You can get an idea of the two-system distinction by trying to solve this simple problem, from the work of the psychologist Shane Frederick: "If it takes 5 machines 5 minutes to make 5 widgets, how many minutes does it take 100 machines to make 100 widgets?" The answer "100 minutes" leaps to mind (System 1 at work), but it is wrong. But a bit of reflective thought (by System 2) leads to "five minutes," the right answer.
The divided mind is evident in other situations where we are not as "rational" as we might assume. Most people require a larger expected outcome to take a risk when a sure thing is available as an alternative (risk aversion), and they dislike losses much more than they like gains of equivalent size (loss aversion). These now-commonplace concepts are central to prospect theory, perhaps the most influential legacy of Messrs. Kahneman and Tversky.
Mr.
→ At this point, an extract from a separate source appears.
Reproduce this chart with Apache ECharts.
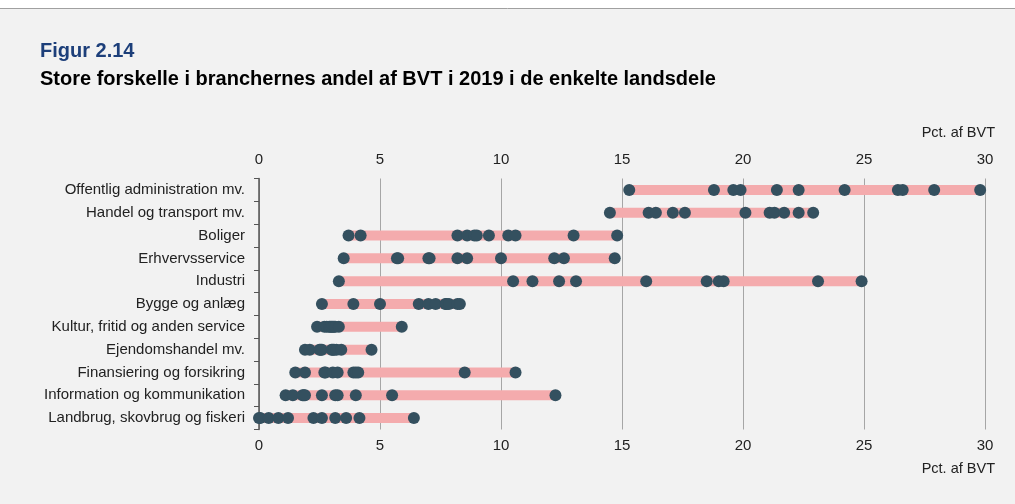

Kahneman notes that we harbor two selves when it comes to happiness, too: one self that experiences pain and pleasure from moment to moment and another that remembers the emotions associated with complete events and episodes. The remembering self does not seem to care how long an experience was if it was getting better toward the end—so a longer colonoscopy that ended with decreasing pain will be seen later as preferable to a shorter procedure that involved less total pain but happened to end at a very painful point. Complications like this should make us wary of letting simplistic measures of happiness determine national policy and social goals
Mr. Kahneman stresses that he is just as susceptible as the rest of us to the cognitive illusions he has discovered. He tries to recognize situations when mistakes are especially likely to occur—such as when he is starting a big project or making a forecast—and then act to rethink his System 1 inclinations. The tendency to underestimate the costs of future projects, he notes, is susceptible to taking an "outside view": looking at your own project as an outsider would. To avoid overconfidence, Mr. Kahneman recommends an exercise called the "premortem," developed by the psychologist Gary Klein: Before finalizing a decision, imagine that, a year after it has been made, it has turned out horribly, then write a history of how it went wrong and why.
Many books about the mind—a crowded genre these days—combine vivid stories with accounts of seminal experiments and then proceed to argue for changes in law, policy or business practices. "Thinking, Fast and Slow" is different. It is almost defiantly focused on the science, with a leavening of memoir and personal observation. Mr. Kahneman’s stated goals are minimalist: to "enrich the vocabulary that people use" when they talk about decisions, so that his readers benefit from his work at the "proverbial watercooler, where opinions are shared and gossip is exchanged."
Such modesty is rare and inspiring. All scientists, not least social scientists, should be wary of adhering to any belief system in their professional lives other than the one that requires fidelity to their data. As soon as you have a cause, you have a conflict of interest. Mr. Kahneman has kept his attention focused on doing research and, now, on explaining it as well. Thanks to the elegance and force of his ideas, and the robustness of the evidence he offers for them, he has helped us to a new understanding of our divided minds—and our whole selves.